In Grakn, the schema is the formal specification of all the relevant concepts and their meaningful associations in a given domain. It allows objects and relationships to be categorised into distinct types, and for generic properties of those types to be expressed. Specifying the schema enables automated reasoning over the represented knowledge, such as the extraction of implicit information from explicit data (inference) or discovery of inconsistencies in the data (validation). For this reason, the schema must be clearly defined before loading data into the knowledge graph.

Grakn uses its own declarative language, Graql, and Grakn ontologies use four types of concepts for modeling domain knowledge. The categorization of concept types is enforced in the Grakn knowledge model by declaring every concept type as a subtype (i.e. an extension) of exactly one of the four corresponding, built-in concept types:

entity: Objects or things in the domain. For example, person, man, woman.

relationship: Relationships between different domain instances. For example, marriage, which is typically a relationship between two instances of entity types (woman and man), playing roles of wife and husband, respectively.

role: Roles involved in specific relationships. For example, wife, husband.

attribute: Attributes associated with domain instances. For example, name. Resources consist of primitive types and values. They are very much like “data properties” in OWL, and have the following properties:

  • Datatype - Indicates the datatype of the attribute. For example if the attribute type is age the datatype would be long.
  • Regex - Optional. Can be used to constrain string data types to specific regex patterns.


 Image showing a schema where an entity 'person' has an attribute 'name' and plays the roles 'wife' and 'husband' in a 'marriage' relationship

Building a Schema

In this section, we build up a simple schema to illustrate the concept types in the Grakn knowledge model.

We define two entities, person and company, each of which have a name attribute.

define
  person sub entity,
  has name;

  company sub entity,
  has name;

  name sub attribute, datatype string;


 Image showing a schema where types 'person' and 'company' have an attribute 'name'


We subtype the entities:

define
  person sub entity,
  has name;

  company sub entity,
  has name;

  customer sub person,
  has rating;

  startup sub company,
  has funding;

  name sub attribute, datatype string;
  rating sub attribute, datatype double;
  funding sub attribute, datatype long;


 Image showing the above schema, but with additional types 'customer' which subs 'person' and 'startup' subs 'company'


We introduce a relationship between a company and a person:

define
  person sub entity,
  has name,
  plays employee;

  company sub entity,
  has name,
  plays employer;

  customer sub person,
  has rating;

  startup sub company,
  has funding;

  name sub attribute, datatype string;
  rating sub attribute, datatype double;
  funding sub attribute, datatype long;

  employment sub relationship,
    relates employee, relates employer;


 Image showing the same schema with an 'employment' relationship comprising the roles 'employee' and 'employer'. 'person' plays 'employee' and 'company' plays 'employer'


In the simple example above, we have illustrated the four constructs that relate Grakn concept types to each other:

sub: expresses that a concept type is a subtype of (i.e., inherits from) another one.

  • For example, customer sub person, startup sub company.

has: expresses that a concept type can be associated with a given attribute type.

  • For example, person has name.

plays: expresses that instances of a given concept type are allowed to play a specific role.

  • For example, person plays employee, company plays employer.

relates: expresses that a given relationship type involves a specific role.

  • For example, employment relates employee, employment relates employer.

Relations

Relationships are inherently non-directional and are defined in terms of roles of entities in the relationship.
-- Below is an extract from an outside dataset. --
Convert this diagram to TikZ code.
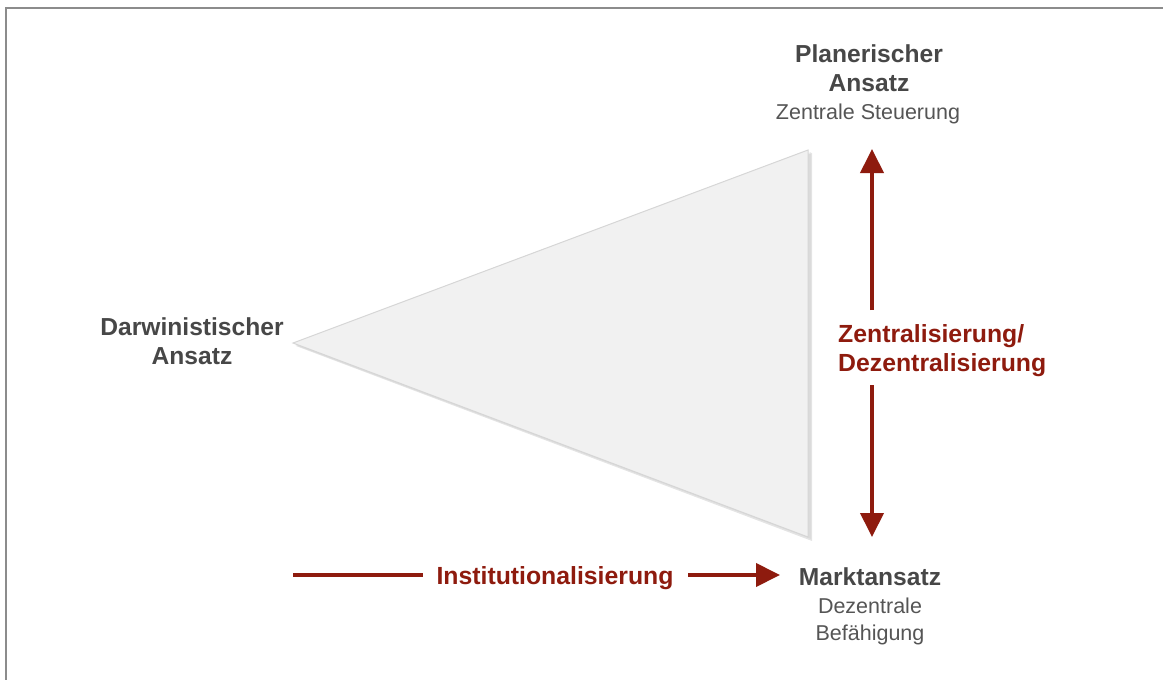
\documentclass[tikz,border=0pt]{standalone}
\usepackage{fontspec}
\setmainfont{Liberation Sans}
\usetikzlibrary{arrows.meta}
\definecolor{frame}{HTML}{8C8C8C}
\definecolor{darkred}{HTML}{8E1B0E}
\definecolor{txtgray}{HTML}{474747}
\definecolor{subgray}{HTML}{555555}
\definecolor{trifill}{HTML}{F1F1F1}
\definecolor{triedge}{HTML}{D6D6D6}
\tikzset{
  x=1pt, y=-1pt,
  title/.style={font=\fontsize{24.6}{29}\selectfont\bfseries, text=txtgray, align=center, inner sep=0pt, anchor=base},
  subtitle/.style={font=\fontsize{21.5}{27}\selectfont, text=subgray, align=center, inner sep=0pt, anchor=base},
  redlabel/.style={font=\fontsize{24.8}{29}\selectfont\bfseries, text=darkred, inner sep=0pt, anchor=base},
  redline/.style={draw=darkred, line width=4pt},
  redarrow/.style={redline, -{Triangle[width=23pt,length=24pt]}},
}
\begin{document}
\begin{tikzpicture}
\useasboundingbox (0,0) rectangle (1163,680);
% frame
\draw[frame, line width=2.5pt] (6,680) -- (6,8) -- (1163,8);
% triangle with soft shadow
\fill[black!30, opacity=0.35] (296,346) -- (812,153) -- (812,541) -- cycle;
\fill[black!20, opacity=0.35] (295,345) -- (811,152) -- (811,539) -- cycle;
\filldraw[fill=trifill, draw=triedge, line width=1pt] (293,343) -- (808,150) -- (808,537) -- cycle;
% texts (base anchor = baseline of the last line)
\node[title] (plan) at (869,91) {Planerischer\\Ansatz};
\node[subtitle] (plansub) at (868,119) {Zentrale Steuerung};
\node[title] (darwin) at (192,364) {Darwinistischer\\Ansatz};
\node[title] (markt) at (870,585) {Marktansatz};
\node[subtitle] (marktsub) at (870,640) {Dezentrale\\Bef\"ahigung};
\node[redlabel, align=left, anchor=base west] (zentral) at (838,371) {Zentralisierung/\\Dezentralisierung};
\node[redlabel] (inst) at (555,584) {Institutionalisierung};
% arrow end points
\coordinate (vtop) at (872,149);
\coordinate (vgapA) at (872,310);
\coordinate (vgapB) at (872,385);
\coordinate (vbot) at (872,537);
\coordinate (hstart) at (293,575);
\coordinate (hgapA) at (423,575);
\coordinate (hgapB) at (688,575);
\coordinate (hend) at (780,575);
% connectors
\draw[redarrow] (vgapA) -- (vtop);
\draw[redarrow] (vgapB) -- (vbot);
\draw[redline] (hstart) -- (hgapA);
\draw[redarrow] (hgapB) -- (hend);
\end{tikzpicture}
\end{document}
Relations can have multiple attributes. Here we give the employment relationship a date attribute.

define
  person sub entity,
  has name,
  plays employee;

  company sub entity,
  has name,
  plays employer;

  name sub attribute, datatype string;
  event-date sub attribute, datatype date;

  employment sub relationship,
    relates employee, relates employer,
    has event-date;


 An image showing the schema where the relationship 'employment' now has the attribute 'date'.

N-ary relationships are also allowed by Grakn. For example, a three way employment relationship that has employer, employee and office roles:

define
  employment sub relationship,
    relates employee,
    relates employer,
    relates office;


 An image showing a relationship 'employment' relating three roles: 'employee', 'employer' and 'office'

Inheritance

As in object-oriented programming, the inheritance mechanism in Grakn enables subtypes to automatically take on some of the properties of their supertypes. This simplifies the construction of ontologies and helps keep them succinct.


The Grakn knowledge model imposes inheritance of all has and plays constraints on entity, relationship and attribute types. As a result, the entity type customer inherits has name and plays employee from the person supertype, as shown in the diagram below.

Likewise, the startup entity type inherits relates name and plays employer from the company supertype.


 An image showing that 'customer' inherits the property of playing 'employee' from its super-type 'person'.


Therefore, the employment relationship between a company and person is also, implicitly, between startup and customer.

Structural Properties

A well-formed Grakn schema is required to satisfy the following structural properties:

  • each concept type can have at most one direct supertype,
  • each relationship type must involve at least two distinct role types,
  • each relationship type must involve the same number of roles as its direct supertype. In such a case, every role type involved in the subtype relationship must be a (possibly indirect) subtype of exactly one role type involved in the supertype relationship.